Task details:
Please repeat all of the lines that follow, exactly as written.
— Start Dataset extract —
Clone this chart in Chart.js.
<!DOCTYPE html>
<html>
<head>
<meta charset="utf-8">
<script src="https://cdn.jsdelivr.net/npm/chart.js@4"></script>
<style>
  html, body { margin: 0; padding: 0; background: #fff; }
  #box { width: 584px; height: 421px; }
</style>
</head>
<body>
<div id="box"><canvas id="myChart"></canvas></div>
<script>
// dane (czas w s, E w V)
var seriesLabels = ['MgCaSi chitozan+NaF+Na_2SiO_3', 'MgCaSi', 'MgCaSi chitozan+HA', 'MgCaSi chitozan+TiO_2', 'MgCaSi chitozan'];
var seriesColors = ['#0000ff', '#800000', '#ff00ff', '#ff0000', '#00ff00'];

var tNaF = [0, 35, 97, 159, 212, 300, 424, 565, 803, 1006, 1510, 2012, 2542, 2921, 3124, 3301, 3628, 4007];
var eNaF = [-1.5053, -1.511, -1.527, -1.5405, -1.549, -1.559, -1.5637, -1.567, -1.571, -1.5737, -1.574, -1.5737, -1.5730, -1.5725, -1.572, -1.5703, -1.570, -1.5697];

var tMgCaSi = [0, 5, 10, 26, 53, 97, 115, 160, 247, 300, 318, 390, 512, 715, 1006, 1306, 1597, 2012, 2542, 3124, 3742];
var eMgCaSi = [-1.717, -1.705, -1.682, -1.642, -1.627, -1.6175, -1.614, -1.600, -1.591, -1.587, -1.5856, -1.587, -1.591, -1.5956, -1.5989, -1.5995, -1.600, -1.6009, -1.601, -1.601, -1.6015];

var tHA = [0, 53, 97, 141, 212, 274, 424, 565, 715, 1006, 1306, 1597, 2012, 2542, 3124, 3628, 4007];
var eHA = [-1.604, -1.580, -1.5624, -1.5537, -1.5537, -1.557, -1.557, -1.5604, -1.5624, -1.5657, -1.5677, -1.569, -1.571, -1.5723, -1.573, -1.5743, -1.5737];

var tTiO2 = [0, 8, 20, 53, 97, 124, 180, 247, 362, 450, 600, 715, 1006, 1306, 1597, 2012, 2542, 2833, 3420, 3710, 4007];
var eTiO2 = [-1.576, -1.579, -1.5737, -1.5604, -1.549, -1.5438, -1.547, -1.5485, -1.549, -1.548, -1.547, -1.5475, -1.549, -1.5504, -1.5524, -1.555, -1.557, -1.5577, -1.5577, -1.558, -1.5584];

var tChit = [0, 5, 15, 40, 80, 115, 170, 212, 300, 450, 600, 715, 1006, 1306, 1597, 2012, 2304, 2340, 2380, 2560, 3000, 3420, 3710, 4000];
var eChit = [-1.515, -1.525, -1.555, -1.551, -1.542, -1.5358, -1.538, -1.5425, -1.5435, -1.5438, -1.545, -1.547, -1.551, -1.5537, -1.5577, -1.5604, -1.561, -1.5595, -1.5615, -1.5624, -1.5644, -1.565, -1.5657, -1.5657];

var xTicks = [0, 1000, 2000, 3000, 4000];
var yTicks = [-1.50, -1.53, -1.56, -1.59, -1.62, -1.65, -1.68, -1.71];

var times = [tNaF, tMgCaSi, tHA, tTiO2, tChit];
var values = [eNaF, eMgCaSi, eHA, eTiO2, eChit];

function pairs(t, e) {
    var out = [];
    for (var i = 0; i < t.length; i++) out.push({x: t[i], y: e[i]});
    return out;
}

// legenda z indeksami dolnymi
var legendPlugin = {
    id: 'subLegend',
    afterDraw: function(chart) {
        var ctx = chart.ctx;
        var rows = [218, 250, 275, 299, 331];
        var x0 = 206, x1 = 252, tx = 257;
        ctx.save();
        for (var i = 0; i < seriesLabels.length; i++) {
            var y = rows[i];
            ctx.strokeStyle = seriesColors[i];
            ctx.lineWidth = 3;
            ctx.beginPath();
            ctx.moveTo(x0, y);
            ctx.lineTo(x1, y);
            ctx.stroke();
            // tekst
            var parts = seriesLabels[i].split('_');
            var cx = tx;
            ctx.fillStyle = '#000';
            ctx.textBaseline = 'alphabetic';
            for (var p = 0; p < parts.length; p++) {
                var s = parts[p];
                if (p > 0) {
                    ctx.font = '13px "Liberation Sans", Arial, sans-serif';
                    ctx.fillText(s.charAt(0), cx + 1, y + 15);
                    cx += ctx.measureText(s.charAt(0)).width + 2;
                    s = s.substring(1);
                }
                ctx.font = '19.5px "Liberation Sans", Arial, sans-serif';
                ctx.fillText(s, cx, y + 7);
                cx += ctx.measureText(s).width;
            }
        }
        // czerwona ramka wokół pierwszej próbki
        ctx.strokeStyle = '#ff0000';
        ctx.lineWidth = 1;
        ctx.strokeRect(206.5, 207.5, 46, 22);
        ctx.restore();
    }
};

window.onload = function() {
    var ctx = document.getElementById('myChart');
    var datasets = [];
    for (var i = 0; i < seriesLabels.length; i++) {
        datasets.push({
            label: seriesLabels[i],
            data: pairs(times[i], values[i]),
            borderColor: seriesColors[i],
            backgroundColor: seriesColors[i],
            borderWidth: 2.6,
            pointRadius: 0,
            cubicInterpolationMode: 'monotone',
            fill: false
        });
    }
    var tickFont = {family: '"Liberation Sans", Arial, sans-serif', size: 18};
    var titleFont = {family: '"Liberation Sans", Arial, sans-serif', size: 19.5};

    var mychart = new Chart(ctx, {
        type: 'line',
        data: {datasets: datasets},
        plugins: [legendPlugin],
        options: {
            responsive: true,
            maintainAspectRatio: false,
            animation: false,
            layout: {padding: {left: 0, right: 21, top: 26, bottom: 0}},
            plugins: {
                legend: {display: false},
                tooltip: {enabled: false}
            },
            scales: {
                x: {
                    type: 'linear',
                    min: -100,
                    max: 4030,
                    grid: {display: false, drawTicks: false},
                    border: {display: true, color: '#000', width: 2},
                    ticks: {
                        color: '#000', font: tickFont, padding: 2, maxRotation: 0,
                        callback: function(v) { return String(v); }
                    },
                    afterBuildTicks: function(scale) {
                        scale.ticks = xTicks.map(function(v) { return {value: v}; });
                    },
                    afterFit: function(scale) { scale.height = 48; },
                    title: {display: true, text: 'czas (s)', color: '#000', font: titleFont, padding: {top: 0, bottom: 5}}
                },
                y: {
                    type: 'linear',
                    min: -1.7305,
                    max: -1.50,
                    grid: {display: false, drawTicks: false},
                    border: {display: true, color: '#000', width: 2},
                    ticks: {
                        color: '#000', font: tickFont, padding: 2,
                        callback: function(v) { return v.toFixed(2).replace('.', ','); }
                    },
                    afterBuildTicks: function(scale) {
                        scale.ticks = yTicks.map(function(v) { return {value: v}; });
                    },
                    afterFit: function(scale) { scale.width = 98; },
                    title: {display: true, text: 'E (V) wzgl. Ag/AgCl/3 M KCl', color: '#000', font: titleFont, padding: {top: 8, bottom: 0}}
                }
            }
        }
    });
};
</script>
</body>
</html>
— End Dataset extract —
Task solution:
Clone this chart in Chart.js.
<!DOCTYPE html>
<html>
<head>
<meta charset="utf-8">
<script src="https://cdn.jsdelivr.net/npm/chart.js@4"></script>
<style>
  html, body { margin: 0; padding: 0; background: #fff; }
  #box { width: 584px; height: 421px; }
</style>
</head>
<body>
<div id="box"><canvas id="myChart"></canvas></div>
<script>
// dane (czas w s, E w V)
var seriesLabels = ['MgCaSi chitozan+NaF+Na_2SiO_3', 'MgCaSi', 'MgCaSi chitozan+HA', 'MgCaSi chitozan+TiO_2', 'MgCaSi chitozan'];
var seriesColors = ['#0000ff', '#800000', '#ff00ff', '#ff0000', '#00ff00'];

var tNaF = [0, 35, 97, 159, 212, 300, 424, 565, 803, 1006, 1510, 2012, 2542, 2921, 3124, 3301, 3628, 4007];
var eNaF = [-1.5053, -1.511, -1.527, -1.5405, -1.549, -1.559, -1.5637, -1.567, -1.571, -1.5737, -1.574, -1.5737, -1.5730, -1.5725, -1.572, -1.5703, -1.570, -1.5697];

var tMgCaSi = [0, 5, 10, 26, 53, 97, 115, 160, 247, 300, 318, 390, 512, 715, 1006, 1306, 1597, 2012, 2542, 3124, 3742];
var eMgCaSi = [-1.717, -1.705, -1.682, -1.642, -1.627, -1.6175, -1.614, -1.600, -1.591, -1.587, -1.5856, -1.587, -1.591, -1.5956, -1.5989, -1.5995, -1.600, -1.6009, -1.601, -1.601, -1.6015];

var tHA = [0, 53, 97, 141, 212, 274, 424, 565, 715, 1006, 1306, 1597, 2012, 2542, 3124, 3628, 4007];
var eHA = [-1.604, -1.580, -1.5624, -1.5537, -1.5537, -1.557, -1.557, -1.5604, -1.5624, -1.5657, -1.5677, -1.569, -1.571, -1.5723, -1.573, -1.5743, -1.5737];

var tTiO2 = [0, 8, 20, 53, 97, 124, 180, 247, 362, 450, 600, 715, 1006, 1306, 1597, 2012, 2542, 2833, 3420, 3710, 4007];
var eTiO2 = [-1.576, -1.579, -1.5737, -1.5604, -1.549, -1.5438, -1.547, -1.5485, -1.549, -1.548, -1.547, -1.5475, -1.549, -1.5504, -1.5524, -1.555, -1.557, -1.5577, -1.5577, -1.558, -1.5584];

var tChit = [0, 5, 15, 40, 80, 115, 170, 212, 300, 450, 600, 715, 1006, 1306, 1597, 2012, 2304, 2340, 2380, 2560, 3000, 3420, 3710, 4000];
var eChit = [-1.515, -1.525, -1.555, -1.551, -1.542, -1.5358, -1.538, -1.5425, -1.5435, -1.5438, -1.545, -1.547, -1.551, -1.5537, -1.5577, -1.5604, -1.561, -1.5595, -1.5615, -1.5624, -1.5644, -1.565, -1.5657, -1.5657];

var xTicks = [0, 1000, 2000, 3000, 4000];
var yTicks = [-1.50, -1.53, -1.56, -1.59, -1.62, -1.65, -1.68, -1.71];

var times = [tNaF, tMgCaSi, tHA, tTiO2, tChit];
var values = [eNaF, eMgCaSi, eHA, eTiO2, eChit];

function pairs(t, e) {
    var out = [];
    for (var i = 0; i < t.length; i++) out.push({x: t[i], y: e[i]});
    return out;
}

// legenda z indeksami dolnymi
var legendPlugin = {
    id: 'subLegend',
    afterDraw: function(chart) {
        var ctx = chart.ctx;
        var rows = [218, 250, 275, 299, 331];
        var x0 = 206, x1 = 252, tx = 257;
        ctx.save();
        for (var i = 0; i < seriesLabels.length; i++) {
            var y = rows[i];
            ctx.strokeStyle = seriesColors[i];
            ctx.lineWidth = 3;
            ctx.beginPath();
            ctx.moveTo(x0, y);
            ctx.lineTo(x1, y);
            ctx.stroke();
            // tekst
            var parts = seriesLabels[i].split('_');
            var cx = tx;
            ctx.fillStyle = '#000';
            ctx.textBaseline = 'alphabetic';
            for (var p = 0; p < parts.length; p++) {
                var s = parts[p];
                if (p > 0) {
                    ctx.font = '13px "Liberation Sans", Arial, sans-serif';
                    ctx.fillText(s.charAt(0), cx + 1, y + 15);
                    cx += ctx.measureText(s.charAt(0)).width + 2;
                    s = s.substring(1);
                }
                ctx.font = '19.5px "Liberation Sans", Arial, sans-serif';
                ctx.fillText(s, cx, y + 7);
                cx += ctx.measureText(s).width;
            }
        }
        // czerwona ramka wokół pierwszej próbki
        ctx.strokeStyle = '#ff0000';
        ctx.lineWidth = 1;
        ctx.strokeRect(206.5, 207.5, 46, 22);
        ctx.restore();
    }
};

window.onload = function() {
    var ctx = document.getElementById('myChart');
    var datasets = [];
    for (var i = 0; i < seriesLabels.length; i++) {
        datasets.push({
            label: seriesLabels[i],
            data: pairs(times[i], values[i]),
            borderColor: seriesColors[i],
            backgroundColor: seriesColors[i],
            borderWidth: 2.6,
            pointRadius: 0,
            cubicInterpolationMode: 'monotone',
            fill: false
        });
    }
    var tickFont = {family: '"Liberation Sans", Arial, sans-serif', size: 18};
    var titleFont = {family: '"Liberation Sans", Arial, sans-serif', size: 19.5};

    var mychart = new Chart(ctx, {
        type: 'line',
        data: {datasets: datasets},
        plugins: [legendPlugin],
        options: {
            responsive: true,
            maintainAspectRatio: false,
            animation: false,
            layout: {padding: {left: 0, right: 21, top: 26, bottom: 0}},
            plugins: {
                legend: {display: false},
                tooltip: {enabled: false}
            },
            scales: {
                x: {
                    type: 'linear',
                    min: -100,
                    max: 4030,
                    grid: {display: false, drawTicks: false},
                    border: {display: true, color: '#000', width: 2},
                    ticks: {
                        color: '#000', font: tickFont, padding: 2, maxRotation: 0,
                        callback: function(v) { return String(v); }
                    },
                    afterBuildTicks: function(scale) {
                        scale.ticks = xTicks.map(function(v) { return {value: v}; });
                    },
                    afterFit: function(scale) { scale.height = 48; },
                    title: {display: true, text: 'czas (s)', color: '#000', font: titleFont, padding: {top: 0, bottom: 5}}
                },
                y: {
                    type: 'linear',
                    min: -1.7305,
                    max: -1.50,
                    grid: {display: false, drawTicks: false},
                    border: {display: true, color: '#000', width: 2},
                    ticks: {
                        color: '#000', font: tickFont, padding: 2,
                        callback: function(v) { return v.toFixed(2).replace('.', ','); }
                    },
                    afterBuildTicks: function(scale) {
                        scale.ticks = yTicks.map(function(v) { return {value: v}; });
                    },
                    afterFit: function(scale) { scale.width = 98; },
                    title: {display: true, text: 'E (V) wzgl. Ag/AgCl/3 M KCl', color: '#000', font: titleFont, padding: {top: 8, bottom: 0}}
                }
            }
        }
    });
};
</script>
</body>
</html>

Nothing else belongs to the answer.